**Stored rows:**
──────────

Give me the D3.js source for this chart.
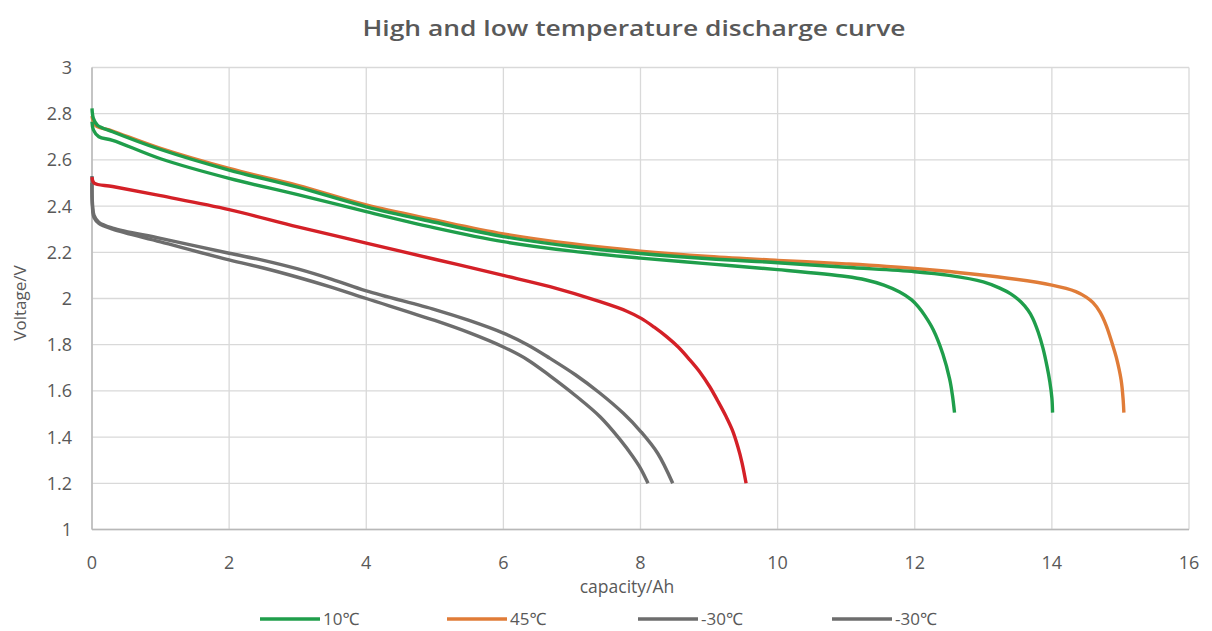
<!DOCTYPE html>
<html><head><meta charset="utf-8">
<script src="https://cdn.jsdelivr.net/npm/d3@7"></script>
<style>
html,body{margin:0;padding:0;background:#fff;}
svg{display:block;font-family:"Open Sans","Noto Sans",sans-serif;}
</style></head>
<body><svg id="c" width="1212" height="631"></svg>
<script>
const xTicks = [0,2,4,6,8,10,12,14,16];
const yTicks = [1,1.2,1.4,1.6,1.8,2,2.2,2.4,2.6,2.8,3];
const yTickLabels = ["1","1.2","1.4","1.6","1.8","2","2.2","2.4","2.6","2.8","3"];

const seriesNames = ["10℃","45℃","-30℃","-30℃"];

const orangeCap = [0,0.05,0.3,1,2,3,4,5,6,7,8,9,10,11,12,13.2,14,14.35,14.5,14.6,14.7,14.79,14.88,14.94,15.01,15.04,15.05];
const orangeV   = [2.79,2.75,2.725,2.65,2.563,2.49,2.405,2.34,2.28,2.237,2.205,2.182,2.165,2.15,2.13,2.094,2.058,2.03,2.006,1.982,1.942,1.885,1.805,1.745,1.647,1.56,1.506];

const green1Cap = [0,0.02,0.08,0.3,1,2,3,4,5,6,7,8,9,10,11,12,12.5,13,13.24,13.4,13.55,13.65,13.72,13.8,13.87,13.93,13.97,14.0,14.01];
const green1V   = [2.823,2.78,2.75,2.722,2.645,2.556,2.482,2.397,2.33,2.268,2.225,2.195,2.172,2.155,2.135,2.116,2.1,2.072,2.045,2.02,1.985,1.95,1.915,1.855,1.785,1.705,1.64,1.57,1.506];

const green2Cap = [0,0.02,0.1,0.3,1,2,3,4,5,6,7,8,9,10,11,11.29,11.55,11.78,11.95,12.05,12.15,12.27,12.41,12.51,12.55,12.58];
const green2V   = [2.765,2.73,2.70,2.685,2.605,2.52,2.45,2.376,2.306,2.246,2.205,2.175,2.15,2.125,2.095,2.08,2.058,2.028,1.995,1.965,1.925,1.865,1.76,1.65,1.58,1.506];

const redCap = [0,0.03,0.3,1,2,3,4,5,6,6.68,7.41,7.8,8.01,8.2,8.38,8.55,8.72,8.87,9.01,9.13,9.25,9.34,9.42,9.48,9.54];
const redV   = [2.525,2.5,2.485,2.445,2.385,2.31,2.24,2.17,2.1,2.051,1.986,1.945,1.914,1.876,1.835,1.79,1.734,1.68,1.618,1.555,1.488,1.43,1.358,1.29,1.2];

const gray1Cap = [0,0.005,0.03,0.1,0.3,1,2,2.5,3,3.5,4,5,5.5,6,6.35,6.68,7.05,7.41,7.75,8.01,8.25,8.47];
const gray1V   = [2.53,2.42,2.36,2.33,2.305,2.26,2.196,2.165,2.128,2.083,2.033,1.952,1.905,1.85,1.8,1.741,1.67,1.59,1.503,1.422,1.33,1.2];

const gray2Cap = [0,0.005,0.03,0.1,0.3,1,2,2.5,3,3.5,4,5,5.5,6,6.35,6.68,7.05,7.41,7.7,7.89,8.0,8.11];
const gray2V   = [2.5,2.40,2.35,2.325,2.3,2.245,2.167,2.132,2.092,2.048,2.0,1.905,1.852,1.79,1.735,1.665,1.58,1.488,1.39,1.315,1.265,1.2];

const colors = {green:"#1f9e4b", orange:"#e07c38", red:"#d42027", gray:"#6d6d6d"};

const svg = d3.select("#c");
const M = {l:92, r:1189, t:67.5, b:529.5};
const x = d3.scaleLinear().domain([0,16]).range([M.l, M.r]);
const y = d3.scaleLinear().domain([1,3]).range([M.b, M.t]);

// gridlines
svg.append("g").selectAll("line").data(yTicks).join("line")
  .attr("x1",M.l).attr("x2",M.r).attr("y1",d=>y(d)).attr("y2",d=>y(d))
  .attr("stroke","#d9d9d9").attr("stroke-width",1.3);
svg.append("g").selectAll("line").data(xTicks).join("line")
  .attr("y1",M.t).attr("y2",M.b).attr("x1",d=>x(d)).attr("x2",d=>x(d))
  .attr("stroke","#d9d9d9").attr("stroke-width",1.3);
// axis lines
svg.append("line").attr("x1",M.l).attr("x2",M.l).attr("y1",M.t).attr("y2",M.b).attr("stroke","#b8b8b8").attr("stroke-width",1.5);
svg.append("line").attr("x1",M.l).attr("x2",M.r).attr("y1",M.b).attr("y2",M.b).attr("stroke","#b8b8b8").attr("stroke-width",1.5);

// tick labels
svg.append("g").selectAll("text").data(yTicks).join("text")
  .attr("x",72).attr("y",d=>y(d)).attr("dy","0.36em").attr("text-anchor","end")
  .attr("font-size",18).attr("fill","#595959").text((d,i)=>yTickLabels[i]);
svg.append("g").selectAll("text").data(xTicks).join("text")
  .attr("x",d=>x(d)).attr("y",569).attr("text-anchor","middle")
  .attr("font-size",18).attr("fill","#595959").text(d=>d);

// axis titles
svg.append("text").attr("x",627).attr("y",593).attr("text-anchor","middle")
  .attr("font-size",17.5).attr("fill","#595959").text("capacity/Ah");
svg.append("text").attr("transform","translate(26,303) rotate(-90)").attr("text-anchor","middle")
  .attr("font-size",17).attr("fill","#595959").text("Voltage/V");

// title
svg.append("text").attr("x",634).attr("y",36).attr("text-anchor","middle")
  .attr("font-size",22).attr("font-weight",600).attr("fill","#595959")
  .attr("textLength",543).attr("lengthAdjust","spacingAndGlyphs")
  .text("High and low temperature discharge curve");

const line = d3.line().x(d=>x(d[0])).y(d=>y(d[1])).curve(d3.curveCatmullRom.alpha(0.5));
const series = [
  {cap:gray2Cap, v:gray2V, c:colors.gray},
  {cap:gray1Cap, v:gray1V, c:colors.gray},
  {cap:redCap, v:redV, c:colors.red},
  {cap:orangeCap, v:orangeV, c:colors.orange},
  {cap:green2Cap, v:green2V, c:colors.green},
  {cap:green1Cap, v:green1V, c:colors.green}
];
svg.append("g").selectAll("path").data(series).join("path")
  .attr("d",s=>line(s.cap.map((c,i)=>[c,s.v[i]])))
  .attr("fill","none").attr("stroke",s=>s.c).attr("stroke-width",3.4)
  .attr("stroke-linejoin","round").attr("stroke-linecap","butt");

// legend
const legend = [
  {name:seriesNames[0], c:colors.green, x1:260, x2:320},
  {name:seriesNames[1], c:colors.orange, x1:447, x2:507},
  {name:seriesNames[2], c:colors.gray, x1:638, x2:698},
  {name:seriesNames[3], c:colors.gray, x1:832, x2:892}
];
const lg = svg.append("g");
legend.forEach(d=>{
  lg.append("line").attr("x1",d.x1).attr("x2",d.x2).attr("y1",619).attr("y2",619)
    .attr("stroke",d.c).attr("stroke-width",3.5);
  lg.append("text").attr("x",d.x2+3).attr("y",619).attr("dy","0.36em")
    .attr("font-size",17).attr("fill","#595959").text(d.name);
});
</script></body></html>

──────────

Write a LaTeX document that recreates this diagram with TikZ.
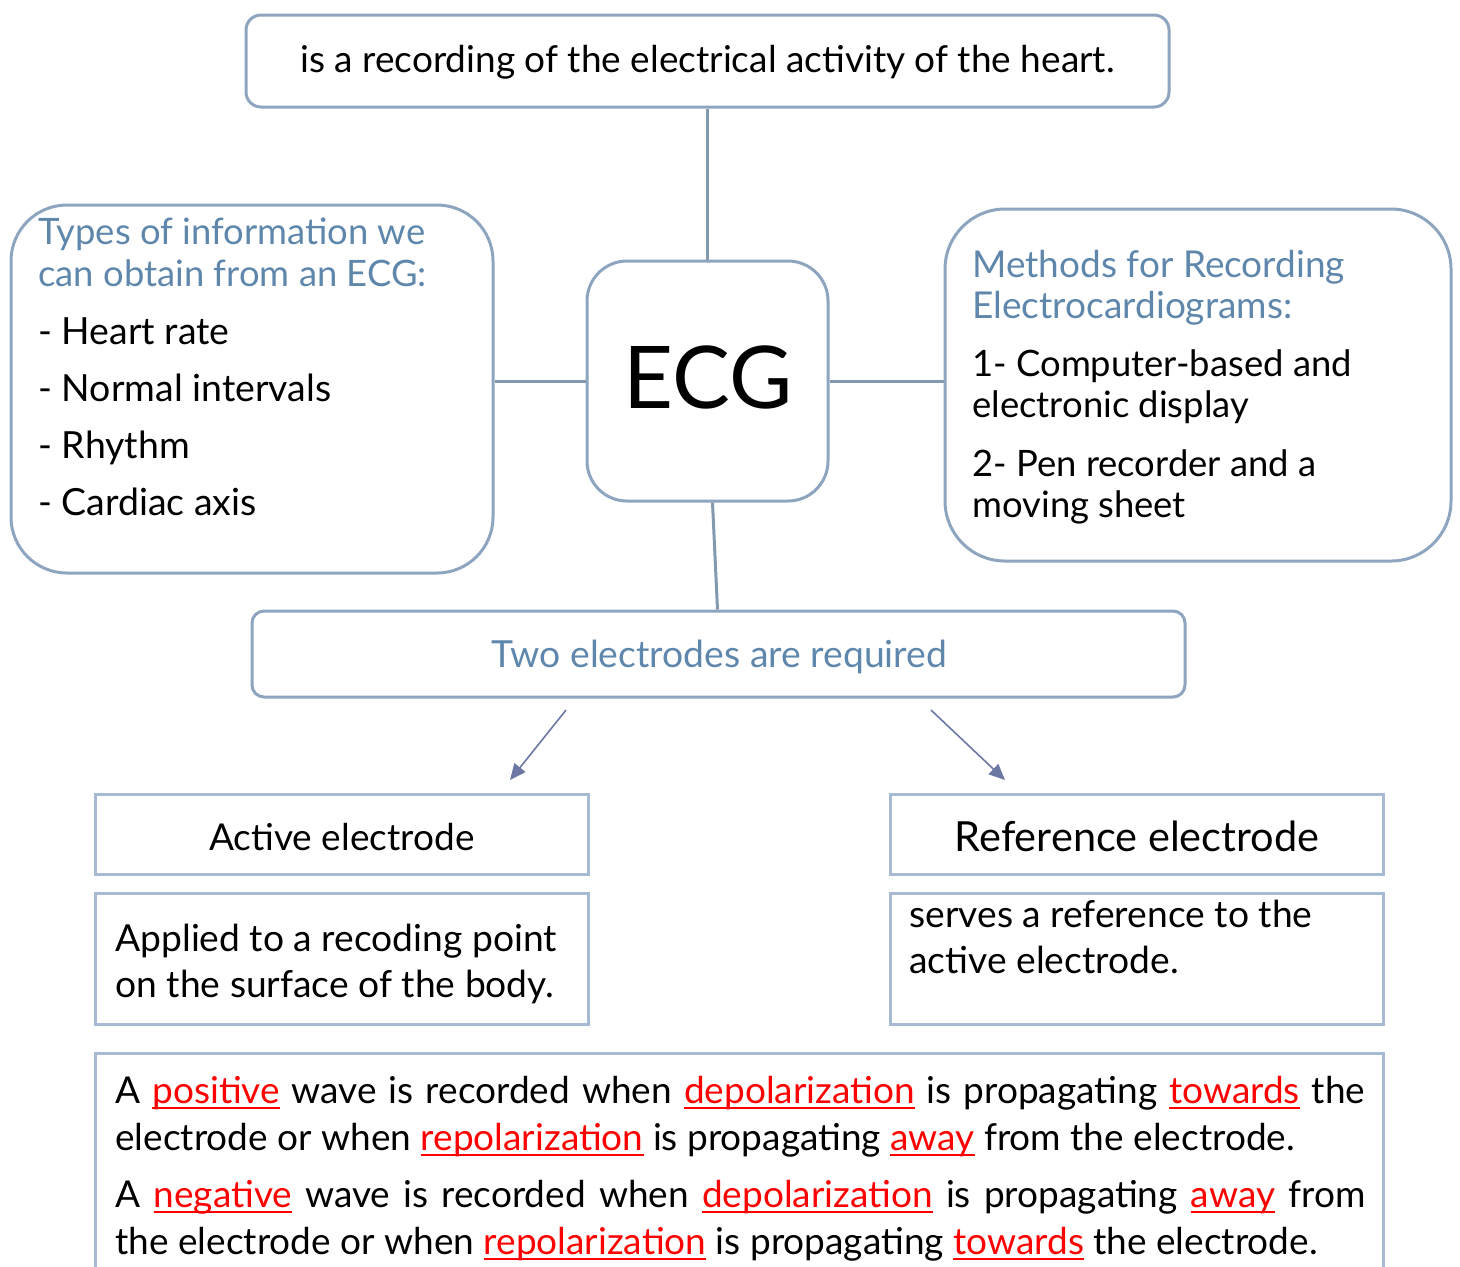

──────────

**Task brief:**
From the entries above, list each line with "this" in it.

**Complete answer:**
Give me the D3.js source for this chart.
Write a LaTeX document that recreates this diagram with TikZ.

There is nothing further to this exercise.